Previously I would come home from school and immediately go to my "activity room" (I had a bedroom for sleeping and a room for everything else then) and either listen to music, watch TV, read or generally entertain myself. THis was every day... I didn't go hang with friends because I didn't have many and I didn't really try, because when you move a dozen times as a kid you start to feel like what's the point. You just learn to entertain yourself.

But then one day as a lark I let my mom talk me into going out with friends, and quickly I started wanting to spend time around others, more and more and more over the next few years until I didn't like being alone anymore, either. It was much like you say - I knew there was great fun to be had around others and they could validate me at the same time.

For me there was a saturation point at which I realized just how insanely thin I was spreading myself, and how I felt always harried, always with too many plans, too many things I'd committed myself to, to the point that it sometimes stopped being fun. Granted when you have a hobby or two that you're good at perhaps you achieve this point sooner, but nonetheless unless you are the guy who sits and waits for action to come to you (which is a really ineffective strategy in life, anyway) you'll probably get to a point where personal time feels good again.

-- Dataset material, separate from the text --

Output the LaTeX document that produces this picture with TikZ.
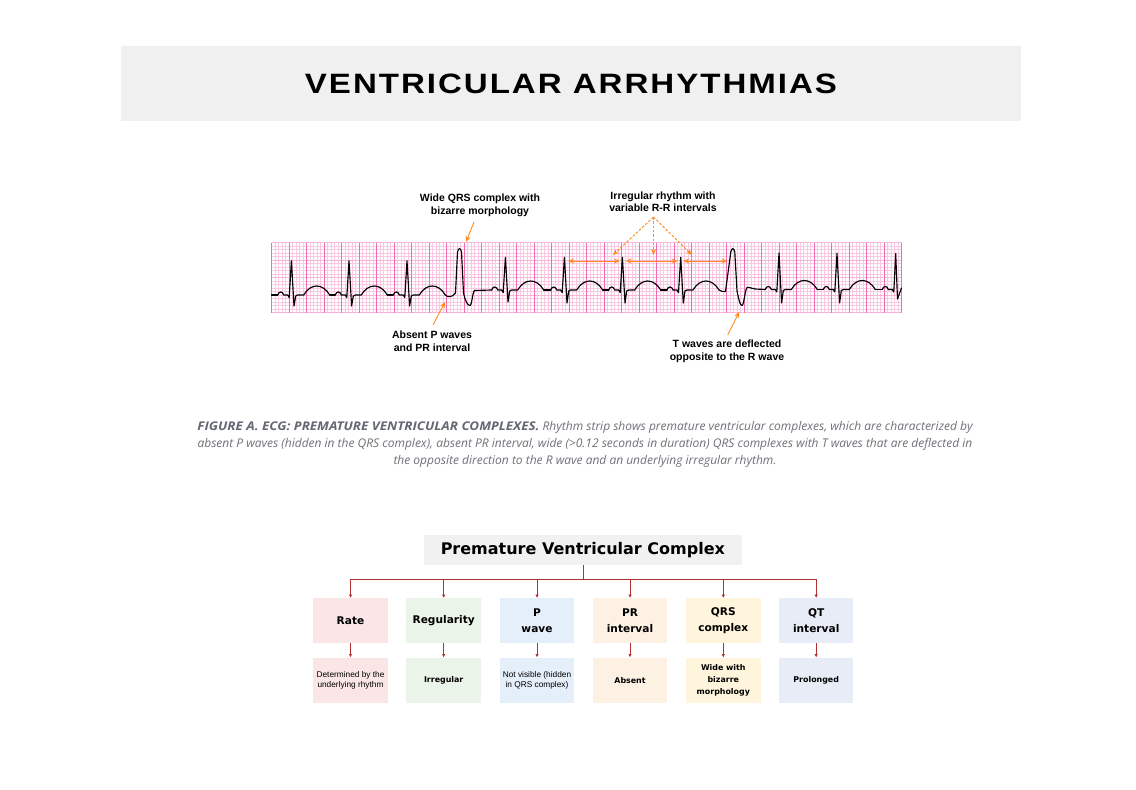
\documentclass[tikz,border=0pt]{standalone}
\usepackage{fontspec}
\usepackage{graphicx}
\usetikzlibrary{arrows.meta}
\setmainfont{Liberation Sans}
\newfontfamily\dvs{DejaVu Sans}
\newfontfamily\osans{Open Sans}
\newfontfamily\ttlfont[LetterSpace=6]{Liberation Sans}
\definecolor{orng}{RGB}{255,140,30}
\definecolor{treered}{RGB}{178,48,52}
\definecolor{gridminor}{RGB}{249,200,226}
\definecolor{gridmajor}{RGB}{240,110,175}
\definecolor{capgray}{RGB}{112,112,120}
\definecolor{capbold}{RGB}{100,104,114}
\definecolor{bandgray}{RGB}{240,240,240}
\definecolor{hdrgray}{RGB}{241,241,241}
\definecolor{cRate}{RGB}{250,230,230}
\definecolor{cReg}{RGB}{235,244,232}
\definecolor{cP}{RGB}{229,239,250}
\definecolor{cPR}{RGB}{253,241,228}
\definecolor{cQRS}{RGB}{254,245,220}
\definecolor{cQT}{RGB}{232,236,247}
\tikzset{
 ecg/.style={black, line width=1.15pt, line join=round, line cap=round},
 ann/.style={font=\bfseries\fontsize{10.5}{12.5}\selectfont, align=center, inner sep=0pt},
 oarr/.style={draw=orng, line width=0.9pt, -{Stealth[length=6pt,width=5pt]}},
 odash/.style={draw=orng, line width=1pt, dash pattern=on 2.5pt off 1.8pt, -{Stealth[length=6pt,width=5pt,fill=orng]}},
 obi/.style={draw=orng, line width=0.9pt, {Stealth[length=6pt,width=5pt]}-{Stealth[length=6pt,width=5pt]}},
 hdrbox/.style={fill=hdrgray, minimum width=317.7pt, minimum height=30pt, inner sep=0pt, font=\dvs\bfseries\fontsize{16}{19}\selectfont},
 cat/.style={minimum width=74.5pt, minimum height=44.5pt, align=center, inner sep=1pt, font=\dvs\bfseries\fontsize{10.6}{16}\selectfont},
 valr/.style={minimum width=74.5pt, minimum height=45pt, align=center, inner sep=1pt, font=\fontsize{8.3}{10}\selectfont},
 valb/.style={minimum width=74.5pt, minimum height=45pt, align=center, inner sep=1pt, font=\dvs\bfseries\fontsize{7.9}{12}\selectfont},
 tarr/.style={draw=treered, line width=0.7pt, -{Latex[length=3.5pt,width=3.5pt]}},
 capline/.style={inner sep=0pt, anchor=base, font=\osans\itshape\fontsize{12}{14}\selectfont, text=capgray},
}
\begin{document}
\begin{tikzpicture}[x=1pt,y=-1pt]
\useasboundingbox (0,0) rectangle (1136,790);
\fill[white] (0,0) rectangle (1136,790);
% title band
\fill[bandgray] (121,46) rectangle (1021,121);
\node (title) at (571,84) {\resizebox{532pt}{\height}{\ttlfont\bfseries\fontsize{28}{30}\selectfont VENTRICULAR ARRHYTHMIAS}};
% ECG grid
\fill[white] (271.5,242.5) rectangle (901.5,312.5);
\foreach \i in {0,...,180} \draw[gridminor, line width=0.4pt] ({271.5+3.5*\i},242.5) -- ++(0,70);
\foreach \j in {0,...,20} \draw[gridminor, line width=0.4pt] (271.5,{242.5+3.5*\j}) -- ++(630,0);
\foreach \j in {0,...,4} \draw[gridminor!80!gridmajor, line width=0.6pt] (271.5,{242.5+17.5*\j}) -- ++(630,0);
\foreach \i in {0,...,36} \draw[gridmajor, line width=0.8pt] ({271.5+17.5*\i},242.5) -- ++(0,70);
% ECG trace: normal beats
\foreach \xr/\yb/\yt/\ys in {291.7/295/260.7/306, 349.3/295/260.7/306, 407.3/295/260.7/306, 505.7/290/257.3/302, 564.7/290/257.3/303, 622.7/290/257.3/303, 681/290/257.3/303, 779.3/289.5/253/303, 837.3/289.5/253.3/303}{
  \draw[ecg] ({\xr-14},\yb) .. controls ({\xr-13},{\yb-4}) and ({\xr-9},{\yb-4}) .. ({\xr-8},\yb) -- ({\xr-4},\yb) -- ({\xr-2.5},{\yb+2.5}) -- ({\xr-0.3},\yt) -- ({\xr+2.3},\ys) -- ({\xr+4},{\yb+1}) -- ({\xr+6},\yb) -- ({\xr+12},\yb) .. controls ({\xr+19},{\yb-12}) and ({\xr+31},{\yb-12}) .. ({\xr+38},\yb);
}
\foreach \xa/\xb/\yb in {291.7/349.3/295, 349.3/407.3/295, 505.7/564.7/290, 564.7/622.7/290, 622.7/681/290, 779.3/837.3/289.5, 837.3/896.3/289.5}{
  \draw[ecg] ({\xa+38},\yb) -- ({\xb-14},\yb);
}
\draw[ecg] (271.5,295) -- (277.7,295);
% PVC 1
\draw[ecg] (445.3,295) .. controls (448,297.5) and (452,297.5) .. (455.5,293) -- (457.5,252) .. controls (458.5,247.5) and (460.5,247.5) .. (461.5,252) -- (463.5,293) .. controls (465,300) and (467.5,306) .. (470,305.5) .. controls (472,305) and (472.5,292) .. (474.5,290.5) -- (491.7,290);
% PVC 2
\draw[ecg] (719,290) .. controls (721,291) and (723,292) .. (725.5,291.5) -- (730.8,252) .. controls (731.8,247.5) and (733.8,247.5) .. (734.8,252) -- (737,291) .. controls (738.5,298) and (740,306) .. (742,305.5) .. controls (744,305) and (745,290) .. (747,287.5) .. controls (749,286.5) and (752,289) .. (755,289) -- (765.3,289.5);
% last beat
\draw[ecg] (882.3,289.5) .. controls (883.3,285.5) and (887.3,285.5) .. (888.3,289.5) -- (892.3,289.5) -- (893.8,292) -- (895.7,253.5) -- (897.5,299) -- (901.5,288);
% annotations
\node[ann] (wqrs) at (480,205.5) {Wide QRS complex with\\bizarre morphology};
\node[ann] (absp) at (432,341) {Absent P waves\\and PR interval};
\node[ann] (irr) at (663,201.5) {Irregular rhythm with\\variable R-R intervals};
\node[ann] (tw) at (727,351.5) {T waves are deflected\\opposite to the R wave};
\coordinate (wqT) at (474,222);
\coordinate (wqH) at (466,242);
\coordinate (apT) at (433,325);
\coordinate (apH) at (445,302);
\coordinate (twT) at (727.7,335);
\coordinate (twH) at (739.3,311.7);
\coordinate (irT) at (653.5,217);
\coordinate (ir1) at (613,255);
\coordinate (ir2) at (653.5,255);
\coordinate (ir3) at (692,255);
\draw[oarr] (wqT) -- (wqH);
\draw[oarr] (apT) -- (apH);
\draw[oarr] (twT) -- (twH);
\draw[odash] (irT) -- (ir1);
\draw[odash] (irT) -- (ir2);
\draw[odash] (irT) -- (ir3);
\coordinate (rr1a) at (568,261); \coordinate (rr1b) at (620,261);
\coordinate (rr2a) at (625.7,261); \coordinate (rr2b) at (677.7,261);
\coordinate (rr3a) at (683.3,261); \coordinate (rr3b) at (727.7,261);
\draw[obi] (rr1a) -- (rr1b);
\draw[obi] (rr2a) -- (rr2b);
\draw[obi] (rr3a) -- (rr3b);
% caption
\node[capline] (cap1) at (585,430.5) {{\bfseries\color{capbold}\scalebox{1.12}[1]{FIGURE A. ECG: PREMATURE VENTRICULAR COMPLEXES.}} Rhythm strip shows premature ventricular complexes, which are characterized by};
\node[capline] (cap2) at (585,447.5) {absent P waves (hidden in the QRS complex), absent PR interval, wide (>0.12 seconds in duration) QRS complexes with T waves that are deflected in};
\node[capline] (cap3) at (585,464.5) {the opposite direction to the R wave and an underlying irregular rhythm.};
% tree
\node[hdrbox] (hdr) at (582.85,550) {Premature Ventricular Complex};
\node[cat, fill=cRate] (rate) at (350.5,620.5) {Rate};
\node[cat, fill=cReg] (reg) at (443.7,620.5) {Regularity};
\node[cat, fill=cP] (pw) at (537,620.5) {P\\wave};
\node[cat, fill=cPR] (pr) at (630,620.5) {PR\\interval};
\node[cat, fill=cQRS] (qrs) at (723.3,620.5) {QRS\\complex};
\node[cat, fill=cQT] (qt) at (816.2,620.5) {QT\\interval};
\node[valr, fill=cRate] (rateV) at (350.5,680.2) {Determined by the\\underlying rhythm};
\node[valb, fill=cReg] (regV) at (443.7,680.2) {Irregular};
\node[valr, fill=cP] (pwV) at (537,680.2) {Not visible (hidden\\in QRS complex)};
\node[valb, fill=cPR] (prV) at (630,680.2) {Absent};
\node[valb, fill=cQRS] (qrsV) at (723.3,680.2) {Wide with\\bizarre\\morphology};
\node[valb, fill=cQT] (qtV) at (816.2,680.2) {Prolonged};
\foreach \n in {rate,reg,pw,pr,qrs,qt}{
  \draw[tarr] (hdr.south) -- ++(0,14.3) -| (\n.north);
  \draw[tarr] (\n.south) -- (\n V.north);
}
\end{tikzpicture}
\end{document}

I think I've rediscovered that balance, although maybe it's just tiredness and laziness that forced me to appreciate my alone time again. Friends can validate you, but it should not be their main purpose...more like a side effect that comes from caring about each other and having a really good time together. If you treat friends like your "get happy" drug, just like anything that is abused it will eventually lose effectiveness and have negative repercussions.